I felt as if Rae Creek, like me, was broken and deeply traumatized. I had not yet begun recovery. It would be several years in the future before I would have the courage to begin my own journey into wellness. It would be a five year struggle, the hardest years I have ever endured. As I worked my way through a program called Repair that I had devised for myself; as I sat in Codependents Anonymous meetings, as I joined other domestic violence women in a group called Alternatives to Domestic Violence; as I spent time in a women’s shelter; as I fought suicide on a weekly basis, as I endured the worst abuse any woman could suffer, I began the mending that would take me from being married to my third abuser to being the happiest woman I knew.

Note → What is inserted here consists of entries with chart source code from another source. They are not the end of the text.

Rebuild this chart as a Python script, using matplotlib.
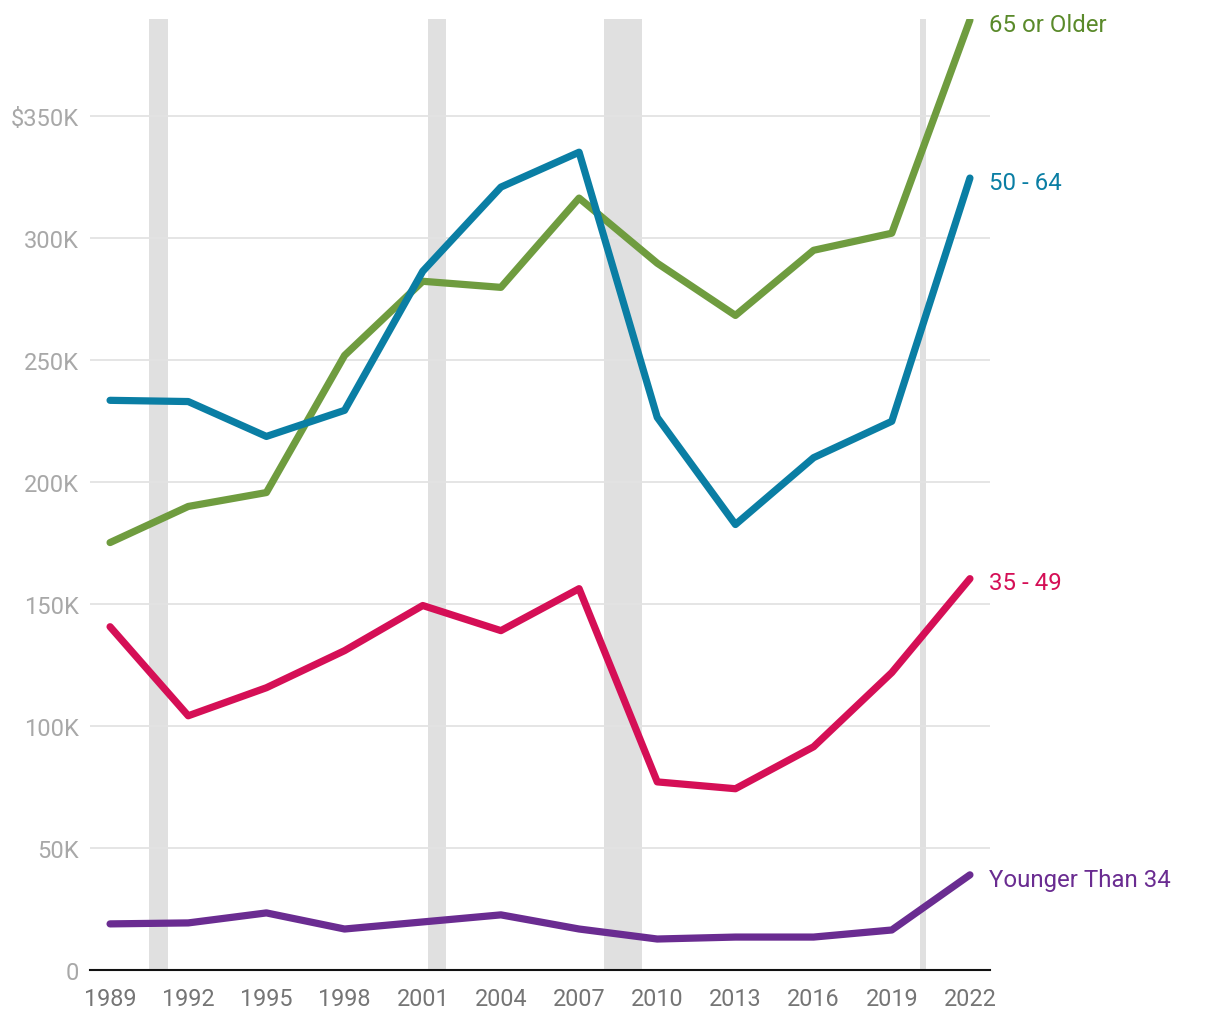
import matplotlib.pyplot as plt

plt.rcParams['font.family'] = ['Roboto', 'DejaVu Sans']

years = [1989, 1992, 1995, 1998, 2001, 2004, 2007, 2010, 2013, 2016, 2019, 2022]

older_65 = [175.2, 190.0, 195.7, 251.9, 282.3, 279.8, 316.4, 289.7, 268.3, 295.0, 302.0, 389.4]
age_50_64 = [233.5, 233.0, 218.7, 229.4, 286.4, 320.9, 335.2, 226.5, 182.6, 210.0, 224.9, 324.6]
age_35_49 = [140.7, 104.2, 115.7, 130.9, 149.4, 139.1, 156.3, 77.1, 74.3, 91.5, 121.9, 160.4]
under_34 = [18.9, 19.3, 23.4, 16.8, 19.7, 22.6, 16.8, 12.7, 13.5, 13.5, 16.4, 39.0]

series_names = ['65 or Older', '50 - 64', '35 - 49', 'Younger Than 34']
series_colors = ['#6f9c3f', '#0a7ea4', '#d50f56', '#6a2c91']
label_colors = ['#5a8a2a', '#0a7ea4', '#d50f56', '#6a2c91']

# recessions (start, end) in fractional years
recessions = [(1990.5, 1991.23), (2001.2, 2001.9), (2007.95, 2009.42), (2020.08, 2020.3)]

yticks = [0, 50, 100, 150, 200, 250, 300, 350]
ytick_labels = ['0', '50K', '100K', '150K', '200K', '250K', '300K', '$350K']

fig = plt.figure(figsize=(12.2, 10.2), dpi=100)
ax = fig.add_axes([90 / 1220, 1 - 971 / 1020, 900 / 1220, 951 / 1020])

for start, end in recessions:
    ax.axvspan(start, end, color='#e0e0e0', lw=0, zorder=0)

for y in yticks[1:]:
    ax.axhline(y, color='#e3e3e3', lw=1.3, zorder=1)

all_series = [older_65, age_50_64, age_35_49, under_34]
for vals, name, c, lc in zip(all_series, series_names, series_colors, label_colors):
    ax.plot(years, vals, color=c, lw=5.2, solid_capstyle='round', solid_joinstyle='round', zorder=3)
    ax.annotate(name, (years[-1], vals[-1]), xytext=(14, -3), textcoords='offset points',
                color=lc, fontsize=17.3, va='center', ha='left', annotation_clip=False)

ax.set_xlim(1988.23, 2022.77)
ax.set_ylim(0, 389.8)
ax.set_xticks(years)
ax.set_xticklabels([str(y) for y in years])
ax.set_yticks(yticks)
ax.set_yticklabels(ytick_labels)
ax.tick_params(axis='x', length=0, labelsize=16.8, labelcolor='#757575', pad=12)
ax.tick_params(axis='y', length=0, labelsize=17, labelcolor='#a8a8a8', pad=8)

for side in ['top', 'right', 'left']:
    ax.spines[side].set_visible(False)
ax.spines['bottom'].set_color('#111111')
ax.spines['bottom'].set_linewidth(1.5)
ax.spines['bottom'].set_zorder(4)

fig.savefig('out.png', dpi=100)
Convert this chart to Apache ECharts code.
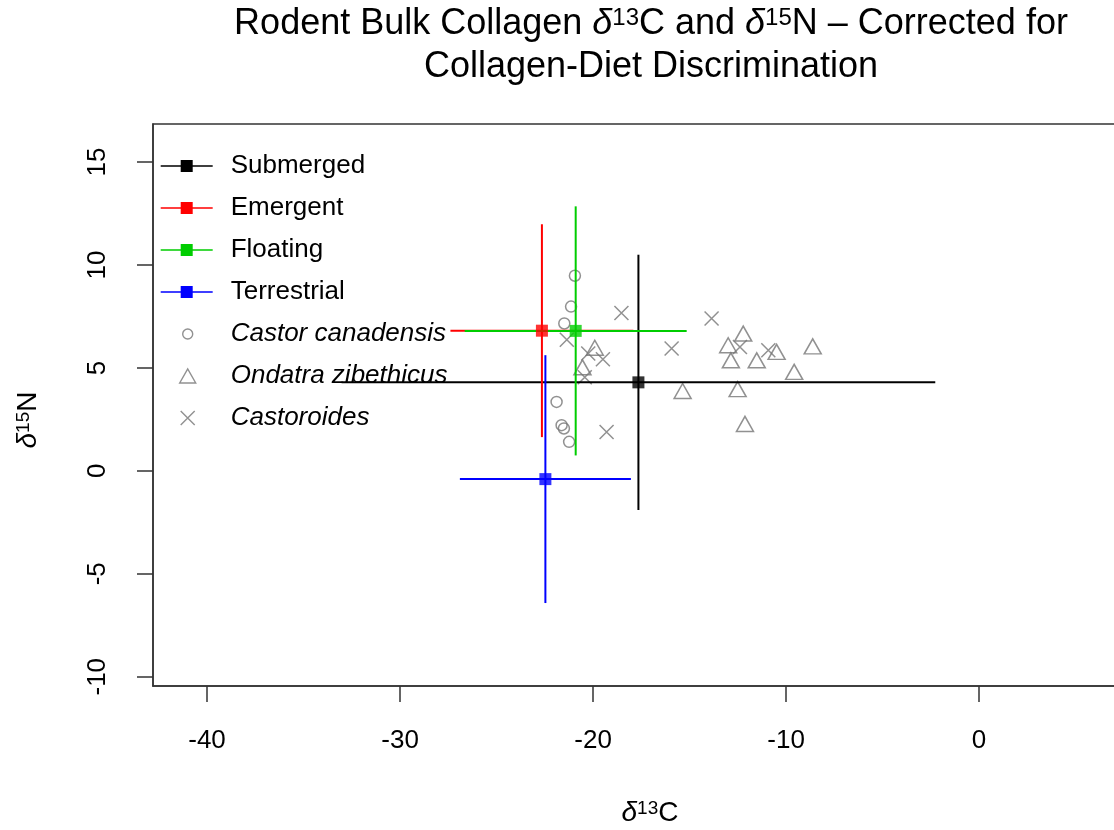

Over the subsequent years I have returned again and again to Petersburg, always soaking in the love that surrounded me every time I went. I have traveled out to my sanctuary, Rae Creek as I watched it match me mend for mend. Slowly the trees grew back. With shade again, the thin trickle of mud became a small creek. The wildflowers again sprang to life and the hidden hollows where I had written my words of torment, where I had hid from the violence of my home life returned again.  Like myself, Rae Creek again, had become the happiest place I know. It was once again my refuge. The robins sang their lilting songs, announcing my homecoming. Life was sweet, made more so by this lovely little town nestled in a valley of green and especially by the resurrection of my sanctuary, Rae Creek.

The parents of a treasured childhood friend of mine asked her why I returned again and again to Petersburg. Her response: “She returns to find her child.” My friend is a very wise woman.

The wounded child in all of us seeks a home, wanting to be part of a stable world. This truth
often doesn’t surface for many years as we wander in the darkness, searching endlessly, never realizing we had only to look inward.